Saturday, July 16, 2011

The Right To Make And Eat Felafel

Over at Anne's Opinions, she's tearing up Guardian Israel correspondent Harriet Sherwood. Most of the piece is about coverage of the new anti-BDS legislation, but she added something else that caught my Jewish foodie eye. Anne writes:

In a similar, and totally related, development, Harriet Sherwood reports on McDonald’s withdrawing its McFalafel from Israeli restaurants due to its unpopularity.

So far so tasty.

Then she scrambles her omelette by adding in this nasty little aside right at the end:

"Falafel is thought to have originated in Egypt, although Israel now claims it as a national dish."

Oh! Those thieving Israelis! Not only content to steal other people’s land, now they go and steal other people’s foods! They can claim it as their national dish but we liberal-minded people know better.

Once again Sherwood betrays her bias by inserting an unrelated dig at Israel.

May she stew in her own falafel oil.


This sort of tripe is not uncommon with anti-Zionist types. Assuming as they do that Israelis plopped into the Middle East like Martians from outer space, they are constantly on the lookout for examples of appropriated Middle Eastern foods and such, in order to better define Israelis as fundamentally inauthentic and nonindigenous. I thought I should add a note at Anne's blog, reproduced below:

Lemme ‘splain, Harriet. In 1948, Egypt had 75,000 Jews. Currently, it has less than a hundred. Most of those people headed to Israel, after state persecution and confiscation of their property. In 1956, the Minister of Religious affairs announced that ‘all Jews are Zionists and enemies of the state’, and promised to expel them. Almost no one managed to stay after the 1967 war.

In Israel, these fine people continued to make felafel, and along with other Jews from the region popularized it with the multicultural population of the new nation.

Now, of course, not only is their right of return to Egypt not a potent talking point with left-wing pundits, but even their right to make and eat felafel is apparently up for grabs.

Eejit.

Sunday, July 3, 2011

Alice Walker, Blogging About Her Latest Star Turn

A portion of Alice Walker's latest arrogant and ahistorical screed, blogged from Greece: Emphasis is mine.

I have never believed in the Israeli/Palestinian peace talks. Whenever I saw the men gathering to talk about peace I was reminded of what the Indians said to the white colonizers of America who came to talk peace with them: ” Where are your women?”

This would make slightly more sense if the Palestinians, whom Alice clearly casts in the role of the Indians, had a tradition of including women in political negotiations. As it is, we have here two traditionally patriarchal groups, and while including the ladies might be an excellent idea, one feels that here the example is used simply to get those Indians in there somehow.
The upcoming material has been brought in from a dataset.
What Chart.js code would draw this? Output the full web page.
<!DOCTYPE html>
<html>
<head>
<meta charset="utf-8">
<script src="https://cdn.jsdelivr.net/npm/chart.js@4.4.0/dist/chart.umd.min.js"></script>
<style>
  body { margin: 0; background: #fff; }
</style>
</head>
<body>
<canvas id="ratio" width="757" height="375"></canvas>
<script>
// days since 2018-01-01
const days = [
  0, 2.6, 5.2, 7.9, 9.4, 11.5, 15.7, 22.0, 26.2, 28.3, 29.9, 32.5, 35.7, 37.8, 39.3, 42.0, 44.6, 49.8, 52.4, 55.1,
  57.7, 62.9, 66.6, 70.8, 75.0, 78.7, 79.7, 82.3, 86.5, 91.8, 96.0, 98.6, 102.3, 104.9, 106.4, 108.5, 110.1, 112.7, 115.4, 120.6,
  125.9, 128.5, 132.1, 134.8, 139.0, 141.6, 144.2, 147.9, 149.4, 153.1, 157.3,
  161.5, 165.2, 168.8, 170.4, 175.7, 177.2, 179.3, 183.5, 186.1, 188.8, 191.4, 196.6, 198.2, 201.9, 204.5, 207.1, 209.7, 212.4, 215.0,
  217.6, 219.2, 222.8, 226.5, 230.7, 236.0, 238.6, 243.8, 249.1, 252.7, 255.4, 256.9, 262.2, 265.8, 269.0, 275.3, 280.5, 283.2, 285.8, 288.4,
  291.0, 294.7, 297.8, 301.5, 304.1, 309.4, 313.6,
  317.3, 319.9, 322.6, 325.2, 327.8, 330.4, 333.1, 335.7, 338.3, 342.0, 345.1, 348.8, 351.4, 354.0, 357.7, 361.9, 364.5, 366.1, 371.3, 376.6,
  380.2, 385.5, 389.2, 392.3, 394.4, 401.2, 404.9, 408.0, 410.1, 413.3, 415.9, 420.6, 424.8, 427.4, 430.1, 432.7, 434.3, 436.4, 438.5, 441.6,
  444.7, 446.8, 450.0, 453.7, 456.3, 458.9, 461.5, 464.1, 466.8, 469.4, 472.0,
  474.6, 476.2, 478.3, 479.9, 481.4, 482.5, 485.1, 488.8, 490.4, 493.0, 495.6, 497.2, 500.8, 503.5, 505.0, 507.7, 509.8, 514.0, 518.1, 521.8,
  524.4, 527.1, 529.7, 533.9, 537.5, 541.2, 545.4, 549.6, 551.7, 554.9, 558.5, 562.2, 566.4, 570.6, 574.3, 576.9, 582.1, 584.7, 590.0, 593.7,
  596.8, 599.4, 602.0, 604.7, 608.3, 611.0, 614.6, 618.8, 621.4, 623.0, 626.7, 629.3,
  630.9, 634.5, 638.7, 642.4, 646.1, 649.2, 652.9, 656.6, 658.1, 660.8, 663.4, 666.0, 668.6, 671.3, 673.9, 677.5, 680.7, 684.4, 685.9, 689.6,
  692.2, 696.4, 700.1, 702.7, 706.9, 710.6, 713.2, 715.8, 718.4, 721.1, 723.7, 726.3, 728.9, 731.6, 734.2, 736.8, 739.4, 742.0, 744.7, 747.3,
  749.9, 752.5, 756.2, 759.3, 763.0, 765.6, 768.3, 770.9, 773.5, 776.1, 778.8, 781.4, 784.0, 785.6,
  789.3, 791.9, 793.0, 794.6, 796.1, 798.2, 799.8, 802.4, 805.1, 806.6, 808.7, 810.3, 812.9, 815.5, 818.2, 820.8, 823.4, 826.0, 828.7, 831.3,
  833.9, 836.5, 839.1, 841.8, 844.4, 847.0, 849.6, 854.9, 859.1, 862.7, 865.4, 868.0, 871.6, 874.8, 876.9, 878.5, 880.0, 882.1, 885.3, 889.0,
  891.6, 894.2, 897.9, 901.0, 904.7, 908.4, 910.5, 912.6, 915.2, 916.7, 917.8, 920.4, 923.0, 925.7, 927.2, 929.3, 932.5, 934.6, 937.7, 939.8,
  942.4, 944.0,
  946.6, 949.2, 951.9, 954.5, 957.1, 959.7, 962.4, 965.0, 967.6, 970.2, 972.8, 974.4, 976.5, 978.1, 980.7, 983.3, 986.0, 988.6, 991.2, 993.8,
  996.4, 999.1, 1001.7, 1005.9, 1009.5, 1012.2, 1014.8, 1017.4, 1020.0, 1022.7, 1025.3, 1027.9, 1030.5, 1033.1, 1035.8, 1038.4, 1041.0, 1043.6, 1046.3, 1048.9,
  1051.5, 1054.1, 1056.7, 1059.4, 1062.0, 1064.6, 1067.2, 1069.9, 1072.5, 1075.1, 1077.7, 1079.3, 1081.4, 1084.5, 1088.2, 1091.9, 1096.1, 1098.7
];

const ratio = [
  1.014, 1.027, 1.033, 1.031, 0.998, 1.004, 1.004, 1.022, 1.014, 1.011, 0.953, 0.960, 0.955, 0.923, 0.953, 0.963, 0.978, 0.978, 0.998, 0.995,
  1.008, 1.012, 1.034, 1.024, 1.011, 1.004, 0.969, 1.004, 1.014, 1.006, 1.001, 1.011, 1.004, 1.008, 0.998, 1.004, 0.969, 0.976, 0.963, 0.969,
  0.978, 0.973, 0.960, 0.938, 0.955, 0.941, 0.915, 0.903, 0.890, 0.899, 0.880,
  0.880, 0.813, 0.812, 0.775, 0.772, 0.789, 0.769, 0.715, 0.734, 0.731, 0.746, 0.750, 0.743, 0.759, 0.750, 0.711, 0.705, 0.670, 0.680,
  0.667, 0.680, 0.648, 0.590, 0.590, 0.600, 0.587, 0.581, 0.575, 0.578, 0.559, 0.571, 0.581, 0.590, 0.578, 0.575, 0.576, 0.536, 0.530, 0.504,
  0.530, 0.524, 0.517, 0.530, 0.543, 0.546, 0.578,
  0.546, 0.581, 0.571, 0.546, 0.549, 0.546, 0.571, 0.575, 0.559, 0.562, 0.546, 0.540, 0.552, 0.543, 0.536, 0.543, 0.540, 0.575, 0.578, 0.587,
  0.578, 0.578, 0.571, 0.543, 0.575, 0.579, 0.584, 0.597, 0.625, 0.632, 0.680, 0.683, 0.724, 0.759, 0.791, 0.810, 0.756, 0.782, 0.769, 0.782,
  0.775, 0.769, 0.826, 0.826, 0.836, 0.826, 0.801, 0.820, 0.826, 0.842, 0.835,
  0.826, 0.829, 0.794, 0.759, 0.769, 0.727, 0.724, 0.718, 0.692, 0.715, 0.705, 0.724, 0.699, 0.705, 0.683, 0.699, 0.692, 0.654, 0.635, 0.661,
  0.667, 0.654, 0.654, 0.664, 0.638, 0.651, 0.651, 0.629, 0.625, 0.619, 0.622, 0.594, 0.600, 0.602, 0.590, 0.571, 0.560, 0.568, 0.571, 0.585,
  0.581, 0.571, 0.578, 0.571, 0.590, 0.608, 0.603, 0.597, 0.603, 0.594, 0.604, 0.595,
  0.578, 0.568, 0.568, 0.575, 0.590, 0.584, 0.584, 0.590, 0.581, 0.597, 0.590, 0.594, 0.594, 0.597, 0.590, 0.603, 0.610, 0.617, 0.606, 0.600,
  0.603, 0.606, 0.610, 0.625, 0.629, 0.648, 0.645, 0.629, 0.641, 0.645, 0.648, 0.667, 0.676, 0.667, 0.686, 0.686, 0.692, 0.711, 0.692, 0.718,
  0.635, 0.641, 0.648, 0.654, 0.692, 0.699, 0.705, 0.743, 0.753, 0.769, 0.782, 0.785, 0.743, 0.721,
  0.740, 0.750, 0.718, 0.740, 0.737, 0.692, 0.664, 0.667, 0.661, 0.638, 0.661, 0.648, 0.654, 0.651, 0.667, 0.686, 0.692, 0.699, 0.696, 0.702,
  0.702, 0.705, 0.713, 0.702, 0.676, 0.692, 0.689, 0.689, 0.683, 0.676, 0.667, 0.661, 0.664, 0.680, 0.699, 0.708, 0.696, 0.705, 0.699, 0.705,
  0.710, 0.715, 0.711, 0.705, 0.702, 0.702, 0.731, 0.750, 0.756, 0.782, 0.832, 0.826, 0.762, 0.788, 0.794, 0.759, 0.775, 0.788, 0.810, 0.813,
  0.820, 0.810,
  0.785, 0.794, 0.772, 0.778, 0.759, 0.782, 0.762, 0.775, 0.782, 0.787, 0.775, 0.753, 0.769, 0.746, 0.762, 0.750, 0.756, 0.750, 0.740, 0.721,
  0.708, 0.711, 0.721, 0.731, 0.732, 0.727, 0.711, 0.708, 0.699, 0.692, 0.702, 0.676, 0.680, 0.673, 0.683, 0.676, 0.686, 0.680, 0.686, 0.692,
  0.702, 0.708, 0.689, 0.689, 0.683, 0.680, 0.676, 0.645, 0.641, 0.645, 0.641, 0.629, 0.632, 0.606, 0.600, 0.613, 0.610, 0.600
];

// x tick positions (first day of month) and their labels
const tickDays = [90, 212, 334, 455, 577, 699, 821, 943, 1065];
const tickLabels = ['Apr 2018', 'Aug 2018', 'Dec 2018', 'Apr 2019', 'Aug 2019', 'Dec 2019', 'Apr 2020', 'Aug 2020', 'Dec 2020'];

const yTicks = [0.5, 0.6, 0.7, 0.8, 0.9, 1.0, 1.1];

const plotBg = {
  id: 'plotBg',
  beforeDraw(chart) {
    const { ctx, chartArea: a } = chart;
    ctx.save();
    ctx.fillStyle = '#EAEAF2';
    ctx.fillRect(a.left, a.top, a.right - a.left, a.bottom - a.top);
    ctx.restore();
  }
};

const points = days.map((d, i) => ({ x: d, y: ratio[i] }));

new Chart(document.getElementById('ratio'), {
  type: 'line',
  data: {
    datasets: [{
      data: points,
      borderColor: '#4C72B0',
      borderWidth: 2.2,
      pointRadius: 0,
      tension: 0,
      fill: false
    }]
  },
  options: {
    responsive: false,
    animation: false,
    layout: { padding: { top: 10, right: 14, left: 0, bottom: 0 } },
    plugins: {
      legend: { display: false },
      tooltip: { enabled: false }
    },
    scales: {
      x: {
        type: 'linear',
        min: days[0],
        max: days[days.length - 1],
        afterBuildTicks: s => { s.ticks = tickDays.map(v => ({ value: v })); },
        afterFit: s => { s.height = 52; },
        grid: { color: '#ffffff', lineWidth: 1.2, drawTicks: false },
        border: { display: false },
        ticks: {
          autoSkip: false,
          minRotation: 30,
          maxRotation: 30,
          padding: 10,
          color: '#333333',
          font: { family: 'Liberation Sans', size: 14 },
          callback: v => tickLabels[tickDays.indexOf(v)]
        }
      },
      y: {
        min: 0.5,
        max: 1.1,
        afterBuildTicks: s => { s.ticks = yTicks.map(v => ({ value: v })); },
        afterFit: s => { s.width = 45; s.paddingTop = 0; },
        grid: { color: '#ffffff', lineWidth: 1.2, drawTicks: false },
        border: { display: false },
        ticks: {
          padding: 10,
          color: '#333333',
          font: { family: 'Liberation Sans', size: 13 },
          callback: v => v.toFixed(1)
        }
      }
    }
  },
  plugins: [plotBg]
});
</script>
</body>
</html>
An occasional woman has appeared to take part in the talks, but overwhelmingly the process has been male driven. I like to think if women, in equal numbers to men, had been at the table things might not have turned out so badly. But perhaps, recalling the disrespectful young Israeli women at the check-points, this is naive. 

Israeli women aren't the right kind of women, anyway.

In any case, it is when one sees the Israeli settlements, after hearing about them for decades, that the final “Aha” moment arrives. They are colossal, and, like the wall, they are everywhere. It is obvious, looking at them, gigantic, solid, white and towering, that they have been constructed to completely devour the rest of Palestine, and that the peace talks have been a ruse to continue their growth so that Jewish Israelis can claim the land by possession alone. Possession is nine-tenths of the law is one of the dictums I learned from my Jewish lawyer former husband. This belief might even be enshrined in the Torah. In any case it is a very old idea, and Israelis have made good use of it.


So, we a. don't need to worry about the peace talks, because the Israelis don't want peace anyway, and b. her Jewish lawyer former husband, apparently the origin of her nasty streak of anti-Semitism, pops up again. Brief note: "Possession is nine-tenths of the law" is not 'enshrined in the Torah", as Alice could very easily have found out by Googling it, or asking someone with even a slight knowledge of the text. The ugliness of that slap is matched only by the ignorance.


Dispossessed of land and houses, poverty stricken, refugees in their own country since the catastrophe of 1948, when Zionist terrorists drove them from their villages, towns and cities, Palestinian laborers have been forced to build these settlements for the Israeli settlers and, having built them, are rarely permitted inside them, except to service them. This is similar to our own history, in America: the genocide and enslavement of Native people, and the forced black and Indian labor that built so much of America, including The White House. Sometimes one wonders if this greed that devours the very substance of other human beings is part of human DNA. I don’t think it is; and, in any case, I hope not!


And, as usual, one doesn't even know where to begin with this tumble of lies, half-truths, and determined editing of history. Really, it's a mistake to even start trying to undo Alice's tangle of deceit. Elsewhere in the piece, she's still going on about "Jewish-only roads".

Bleah. This nonsense could scramble your brains.